■ Task directions
Your task is to write out only the lines running from the line with "Write a web" to the line with "55000, 56000, 57000];", both ends kept, with no images.

■ Input for this task
···

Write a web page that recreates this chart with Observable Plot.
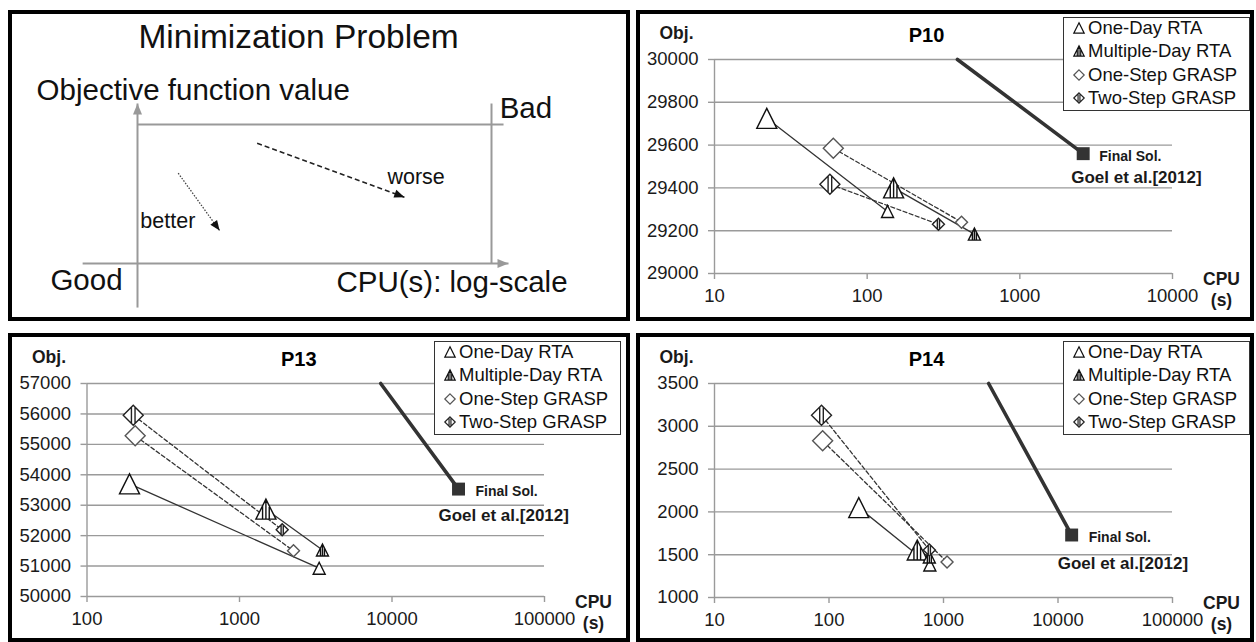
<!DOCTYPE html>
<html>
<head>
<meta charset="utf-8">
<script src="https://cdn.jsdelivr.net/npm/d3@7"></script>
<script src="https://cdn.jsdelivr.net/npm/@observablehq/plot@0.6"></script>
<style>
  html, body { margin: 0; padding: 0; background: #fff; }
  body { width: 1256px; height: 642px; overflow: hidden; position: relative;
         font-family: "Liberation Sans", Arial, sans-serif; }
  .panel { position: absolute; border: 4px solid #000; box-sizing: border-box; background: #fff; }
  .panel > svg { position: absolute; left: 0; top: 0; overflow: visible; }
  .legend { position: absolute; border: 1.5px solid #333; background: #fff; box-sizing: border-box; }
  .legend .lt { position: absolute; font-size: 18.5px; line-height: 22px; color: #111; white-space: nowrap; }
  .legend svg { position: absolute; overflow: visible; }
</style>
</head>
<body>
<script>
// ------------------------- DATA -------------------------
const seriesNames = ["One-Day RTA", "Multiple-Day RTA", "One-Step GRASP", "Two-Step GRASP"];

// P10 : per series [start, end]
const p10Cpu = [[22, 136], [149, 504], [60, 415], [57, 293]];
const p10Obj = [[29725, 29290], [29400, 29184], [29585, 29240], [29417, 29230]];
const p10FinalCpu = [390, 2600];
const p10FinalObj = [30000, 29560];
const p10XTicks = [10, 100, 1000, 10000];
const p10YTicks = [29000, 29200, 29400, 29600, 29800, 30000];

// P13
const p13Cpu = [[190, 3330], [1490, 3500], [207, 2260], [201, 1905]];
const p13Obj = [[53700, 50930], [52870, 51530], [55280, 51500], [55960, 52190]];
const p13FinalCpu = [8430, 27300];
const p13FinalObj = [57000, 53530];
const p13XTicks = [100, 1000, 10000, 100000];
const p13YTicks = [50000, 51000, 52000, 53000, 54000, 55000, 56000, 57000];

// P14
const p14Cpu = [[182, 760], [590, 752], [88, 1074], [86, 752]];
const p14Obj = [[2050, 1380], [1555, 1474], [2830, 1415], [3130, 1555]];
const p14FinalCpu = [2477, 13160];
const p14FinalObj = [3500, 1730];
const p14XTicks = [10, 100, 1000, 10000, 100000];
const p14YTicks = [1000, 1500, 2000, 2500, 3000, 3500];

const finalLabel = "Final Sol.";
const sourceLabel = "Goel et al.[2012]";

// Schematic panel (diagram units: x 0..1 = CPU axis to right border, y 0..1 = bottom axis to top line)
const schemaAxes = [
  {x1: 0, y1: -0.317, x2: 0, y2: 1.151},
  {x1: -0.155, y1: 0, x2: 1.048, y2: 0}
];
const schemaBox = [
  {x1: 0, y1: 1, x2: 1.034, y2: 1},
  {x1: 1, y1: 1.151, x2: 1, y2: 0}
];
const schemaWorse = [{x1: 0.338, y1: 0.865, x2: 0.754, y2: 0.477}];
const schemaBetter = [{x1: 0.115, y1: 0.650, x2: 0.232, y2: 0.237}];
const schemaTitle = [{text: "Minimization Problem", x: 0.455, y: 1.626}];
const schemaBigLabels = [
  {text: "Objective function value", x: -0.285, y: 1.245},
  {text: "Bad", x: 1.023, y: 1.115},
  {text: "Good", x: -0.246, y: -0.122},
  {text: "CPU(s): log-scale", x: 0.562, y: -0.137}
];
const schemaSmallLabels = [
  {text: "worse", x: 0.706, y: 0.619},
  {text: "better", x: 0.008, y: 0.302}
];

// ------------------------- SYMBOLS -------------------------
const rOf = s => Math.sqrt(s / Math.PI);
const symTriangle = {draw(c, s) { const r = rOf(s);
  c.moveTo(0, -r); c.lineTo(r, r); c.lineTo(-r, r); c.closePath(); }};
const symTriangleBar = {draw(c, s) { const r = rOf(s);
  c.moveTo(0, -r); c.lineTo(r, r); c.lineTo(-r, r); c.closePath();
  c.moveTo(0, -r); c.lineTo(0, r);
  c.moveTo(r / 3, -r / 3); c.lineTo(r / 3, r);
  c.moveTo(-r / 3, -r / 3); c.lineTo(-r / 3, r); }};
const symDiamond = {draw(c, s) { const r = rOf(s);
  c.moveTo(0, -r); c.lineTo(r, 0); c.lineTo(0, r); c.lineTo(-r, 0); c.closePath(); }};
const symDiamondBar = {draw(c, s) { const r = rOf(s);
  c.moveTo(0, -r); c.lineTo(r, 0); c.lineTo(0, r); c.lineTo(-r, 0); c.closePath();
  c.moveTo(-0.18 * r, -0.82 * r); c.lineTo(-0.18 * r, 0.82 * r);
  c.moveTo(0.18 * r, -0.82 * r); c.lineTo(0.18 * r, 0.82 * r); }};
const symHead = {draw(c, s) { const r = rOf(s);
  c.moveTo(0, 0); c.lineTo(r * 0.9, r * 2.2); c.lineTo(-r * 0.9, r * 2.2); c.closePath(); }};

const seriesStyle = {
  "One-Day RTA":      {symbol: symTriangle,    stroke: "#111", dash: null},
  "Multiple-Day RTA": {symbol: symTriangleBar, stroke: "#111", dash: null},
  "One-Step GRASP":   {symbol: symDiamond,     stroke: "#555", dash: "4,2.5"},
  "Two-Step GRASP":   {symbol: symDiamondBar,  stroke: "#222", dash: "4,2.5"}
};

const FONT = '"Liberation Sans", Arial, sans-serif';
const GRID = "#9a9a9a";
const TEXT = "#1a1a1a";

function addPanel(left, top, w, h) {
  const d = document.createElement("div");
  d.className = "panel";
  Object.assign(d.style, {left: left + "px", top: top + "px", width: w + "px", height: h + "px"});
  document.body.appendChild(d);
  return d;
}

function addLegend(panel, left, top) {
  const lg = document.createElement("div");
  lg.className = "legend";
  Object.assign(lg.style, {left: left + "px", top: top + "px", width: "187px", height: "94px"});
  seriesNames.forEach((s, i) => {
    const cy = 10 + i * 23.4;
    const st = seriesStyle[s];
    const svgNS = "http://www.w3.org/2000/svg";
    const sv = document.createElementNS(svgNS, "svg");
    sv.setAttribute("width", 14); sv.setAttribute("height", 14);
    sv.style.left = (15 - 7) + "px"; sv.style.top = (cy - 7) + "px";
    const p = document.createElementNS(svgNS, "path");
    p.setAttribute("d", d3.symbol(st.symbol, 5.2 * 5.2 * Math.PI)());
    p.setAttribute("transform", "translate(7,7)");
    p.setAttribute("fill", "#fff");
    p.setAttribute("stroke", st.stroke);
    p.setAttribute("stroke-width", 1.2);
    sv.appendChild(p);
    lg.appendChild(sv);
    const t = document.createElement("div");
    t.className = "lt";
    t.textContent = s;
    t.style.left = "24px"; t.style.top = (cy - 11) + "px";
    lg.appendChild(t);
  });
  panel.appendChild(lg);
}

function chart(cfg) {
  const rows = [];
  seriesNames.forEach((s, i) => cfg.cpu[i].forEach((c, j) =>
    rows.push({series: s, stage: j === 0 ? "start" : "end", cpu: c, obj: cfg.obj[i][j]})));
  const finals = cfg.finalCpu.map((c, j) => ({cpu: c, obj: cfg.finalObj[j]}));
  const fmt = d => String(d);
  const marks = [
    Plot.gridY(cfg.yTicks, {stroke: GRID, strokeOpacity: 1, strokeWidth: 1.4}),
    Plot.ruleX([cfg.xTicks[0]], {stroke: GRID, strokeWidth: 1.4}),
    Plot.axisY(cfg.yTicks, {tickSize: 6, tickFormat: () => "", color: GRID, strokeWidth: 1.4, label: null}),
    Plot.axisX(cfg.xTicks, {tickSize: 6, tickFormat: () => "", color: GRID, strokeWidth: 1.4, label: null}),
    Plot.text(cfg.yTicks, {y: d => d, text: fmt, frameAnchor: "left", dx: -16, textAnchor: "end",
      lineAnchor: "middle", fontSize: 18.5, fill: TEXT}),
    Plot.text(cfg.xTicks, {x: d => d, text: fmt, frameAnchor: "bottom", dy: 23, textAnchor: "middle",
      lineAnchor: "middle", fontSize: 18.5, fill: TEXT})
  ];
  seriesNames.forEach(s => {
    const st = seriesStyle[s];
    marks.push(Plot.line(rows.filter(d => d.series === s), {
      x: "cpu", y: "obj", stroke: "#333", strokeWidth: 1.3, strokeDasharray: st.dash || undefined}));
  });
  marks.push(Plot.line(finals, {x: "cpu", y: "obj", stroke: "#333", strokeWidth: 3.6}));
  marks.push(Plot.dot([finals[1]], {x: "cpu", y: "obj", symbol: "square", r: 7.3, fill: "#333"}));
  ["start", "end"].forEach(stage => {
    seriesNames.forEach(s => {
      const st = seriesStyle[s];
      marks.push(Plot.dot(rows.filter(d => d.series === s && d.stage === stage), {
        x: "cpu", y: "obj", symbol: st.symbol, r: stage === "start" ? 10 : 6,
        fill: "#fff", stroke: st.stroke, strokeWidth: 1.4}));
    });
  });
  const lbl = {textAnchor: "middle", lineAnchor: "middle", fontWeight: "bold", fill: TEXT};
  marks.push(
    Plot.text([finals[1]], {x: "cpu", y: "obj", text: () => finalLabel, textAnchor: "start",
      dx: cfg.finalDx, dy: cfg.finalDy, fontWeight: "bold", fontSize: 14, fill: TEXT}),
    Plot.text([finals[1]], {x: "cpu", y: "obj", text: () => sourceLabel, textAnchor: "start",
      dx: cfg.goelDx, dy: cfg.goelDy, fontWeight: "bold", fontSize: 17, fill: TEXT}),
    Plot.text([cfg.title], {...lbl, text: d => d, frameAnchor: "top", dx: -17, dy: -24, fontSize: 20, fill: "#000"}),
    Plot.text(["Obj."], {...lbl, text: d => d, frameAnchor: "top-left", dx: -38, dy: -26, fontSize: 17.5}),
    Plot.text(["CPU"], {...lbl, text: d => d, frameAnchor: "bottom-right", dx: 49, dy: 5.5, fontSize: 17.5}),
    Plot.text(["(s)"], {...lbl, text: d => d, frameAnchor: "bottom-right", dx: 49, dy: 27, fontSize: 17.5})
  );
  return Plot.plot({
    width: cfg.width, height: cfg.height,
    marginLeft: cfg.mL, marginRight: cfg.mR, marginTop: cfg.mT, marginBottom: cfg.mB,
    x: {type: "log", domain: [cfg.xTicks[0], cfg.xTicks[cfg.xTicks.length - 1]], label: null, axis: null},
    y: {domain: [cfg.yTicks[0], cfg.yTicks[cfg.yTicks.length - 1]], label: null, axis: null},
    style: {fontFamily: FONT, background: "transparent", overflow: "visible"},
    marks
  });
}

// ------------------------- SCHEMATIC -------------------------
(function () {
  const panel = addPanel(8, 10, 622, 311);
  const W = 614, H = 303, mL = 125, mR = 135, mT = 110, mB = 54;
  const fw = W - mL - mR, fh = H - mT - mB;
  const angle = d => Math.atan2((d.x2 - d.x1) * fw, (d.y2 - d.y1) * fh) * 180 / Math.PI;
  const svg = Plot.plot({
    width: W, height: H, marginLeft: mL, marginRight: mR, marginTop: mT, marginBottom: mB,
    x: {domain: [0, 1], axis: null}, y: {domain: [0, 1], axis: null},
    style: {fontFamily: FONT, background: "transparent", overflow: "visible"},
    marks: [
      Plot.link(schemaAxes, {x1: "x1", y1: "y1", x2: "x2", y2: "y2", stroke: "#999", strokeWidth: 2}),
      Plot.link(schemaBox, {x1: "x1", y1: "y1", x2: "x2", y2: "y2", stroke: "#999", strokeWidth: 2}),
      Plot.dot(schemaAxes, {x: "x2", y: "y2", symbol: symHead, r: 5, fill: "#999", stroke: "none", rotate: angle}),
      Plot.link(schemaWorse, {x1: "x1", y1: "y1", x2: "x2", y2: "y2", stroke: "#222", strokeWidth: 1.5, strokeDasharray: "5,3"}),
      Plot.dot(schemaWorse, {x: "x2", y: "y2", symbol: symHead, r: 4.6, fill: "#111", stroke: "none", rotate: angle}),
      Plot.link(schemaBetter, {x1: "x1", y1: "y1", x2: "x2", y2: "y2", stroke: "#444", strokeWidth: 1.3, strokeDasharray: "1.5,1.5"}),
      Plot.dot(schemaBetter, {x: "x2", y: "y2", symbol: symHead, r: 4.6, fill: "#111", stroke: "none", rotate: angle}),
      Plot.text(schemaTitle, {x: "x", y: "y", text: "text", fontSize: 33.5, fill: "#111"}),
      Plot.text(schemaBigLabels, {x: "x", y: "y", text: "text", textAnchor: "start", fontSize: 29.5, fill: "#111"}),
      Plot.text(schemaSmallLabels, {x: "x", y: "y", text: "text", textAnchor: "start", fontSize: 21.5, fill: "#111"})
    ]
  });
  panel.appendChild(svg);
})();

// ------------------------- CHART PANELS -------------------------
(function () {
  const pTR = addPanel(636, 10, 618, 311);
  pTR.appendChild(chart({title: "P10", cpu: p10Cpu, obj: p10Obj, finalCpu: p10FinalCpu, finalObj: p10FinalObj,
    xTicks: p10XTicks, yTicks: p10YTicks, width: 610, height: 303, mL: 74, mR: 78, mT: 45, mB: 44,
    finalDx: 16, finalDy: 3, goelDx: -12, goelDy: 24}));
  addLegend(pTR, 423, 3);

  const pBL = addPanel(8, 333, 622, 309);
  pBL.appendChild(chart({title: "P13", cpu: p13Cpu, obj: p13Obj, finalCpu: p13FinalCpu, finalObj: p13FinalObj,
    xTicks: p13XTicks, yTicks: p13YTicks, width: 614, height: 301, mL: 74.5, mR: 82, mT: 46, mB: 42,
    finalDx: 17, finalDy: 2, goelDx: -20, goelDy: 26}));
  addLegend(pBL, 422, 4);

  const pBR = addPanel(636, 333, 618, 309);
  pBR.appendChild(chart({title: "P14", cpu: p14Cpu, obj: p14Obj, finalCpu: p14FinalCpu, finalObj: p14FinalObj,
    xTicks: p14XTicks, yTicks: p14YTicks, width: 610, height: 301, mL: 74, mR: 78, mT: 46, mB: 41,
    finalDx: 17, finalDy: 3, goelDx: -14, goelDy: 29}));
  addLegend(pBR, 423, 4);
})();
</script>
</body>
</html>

···

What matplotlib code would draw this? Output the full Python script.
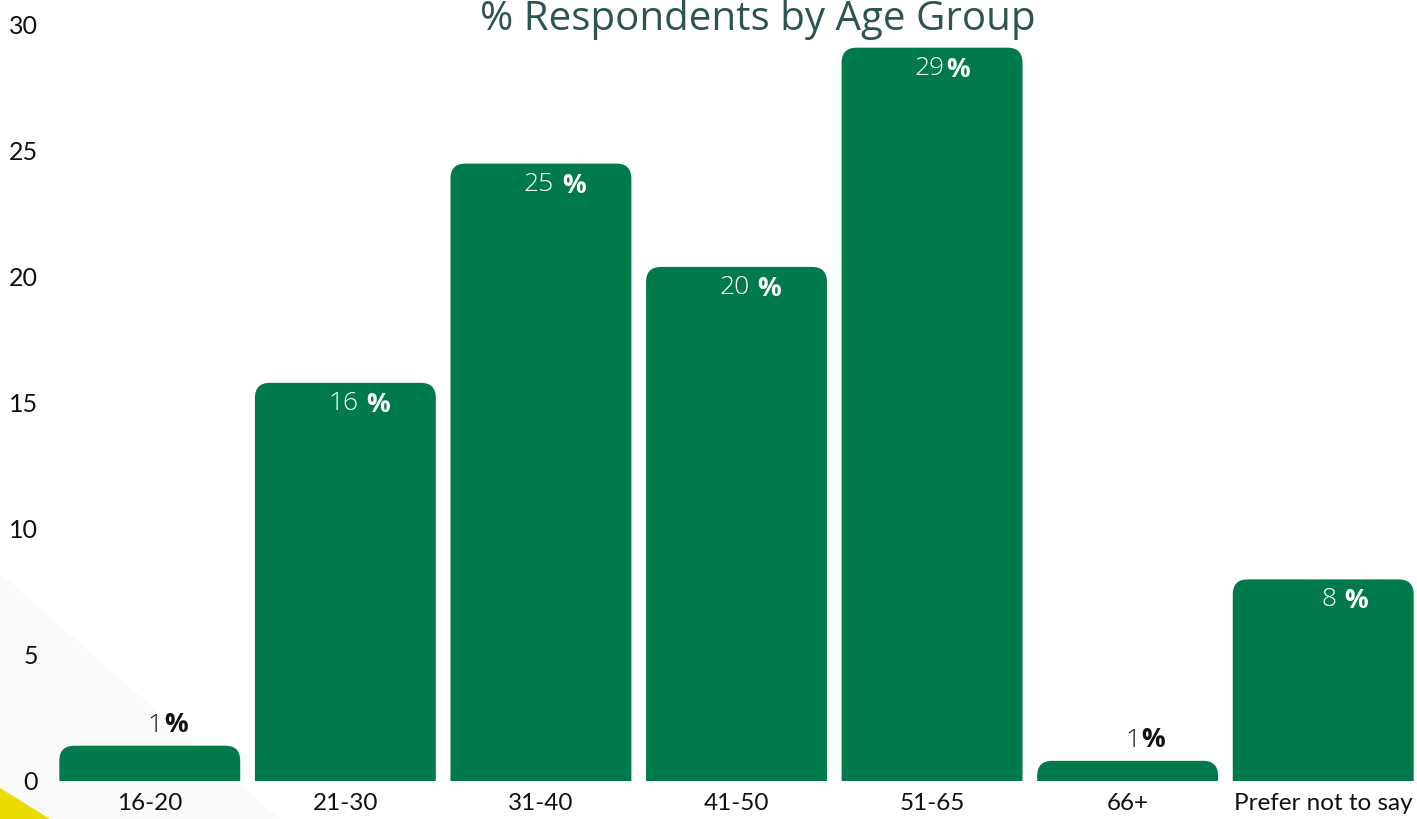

···

■ Solution below
Write a web page that recreates this chart with Observable Plot.
<!DOCTYPE html>
<html>
<head>
<meta charset="utf-8">
<script src="https://cdn.jsdelivr.net/npm/d3@7"></script>
<script src="https://cdn.jsdelivr.net/npm/@observablehq/plot@0.6"></script>
<style>
  html, body { margin: 0; padding: 0; background: #fff; }
  body { width: 1256px; height: 642px; overflow: hidden; position: relative;
         font-family: "Liberation Sans", Arial, sans-serif; }
  .panel { position: absolute; border: 4px solid #000; box-sizing: border-box; background: #fff; }
  .panel > svg { position: absolute; left: 0; top: 0; overflow: visible; }
  .legend { position: absolute; border: 1.5px solid #333; background: #fff; box-sizing: border-box; }
  .legend .lt { position: absolute; font-size: 18.5px; line-height: 22px; color: #111; white-space: nowrap; }
  .legend svg { position: absolute; overflow: visible; }
</style>
</head>
<body>
<script>
// ------------------------- DATA -------------------------
const seriesNames = ["One-Day RTA", "Multiple-Day RTA", "One-Step GRASP", "Two-Step GRASP"];

// P10 : per series [start, end]
const p10Cpu = [[22, 136], [149, 504], [60, 415], [57, 293]];
const p10Obj = [[29725, 29290], [29400, 29184], [29585, 29240], [29417, 29230]];
const p10FinalCpu = [390, 2600];
const p10FinalObj = [30000, 29560];
const p10XTicks = [10, 100, 1000, 10000];
const p10YTicks = [29000, 29200, 29400, 29600, 29800, 30000];

// P13
const p13Cpu = [[190, 3330], [1490, 3500], [207, 2260], [201, 1905]];
const p13Obj = [[53700, 50930], [52870, 51530], [55280, 51500], [55960, 52190]];
const p13FinalCpu = [8430, 27300];
const p13FinalObj = [57000, 53530];
const p13XTicks = [100, 1000, 10000, 100000];
const p13YTicks = [50000, 51000, 52000, 53000, 54000, 55000, 56000, 57000];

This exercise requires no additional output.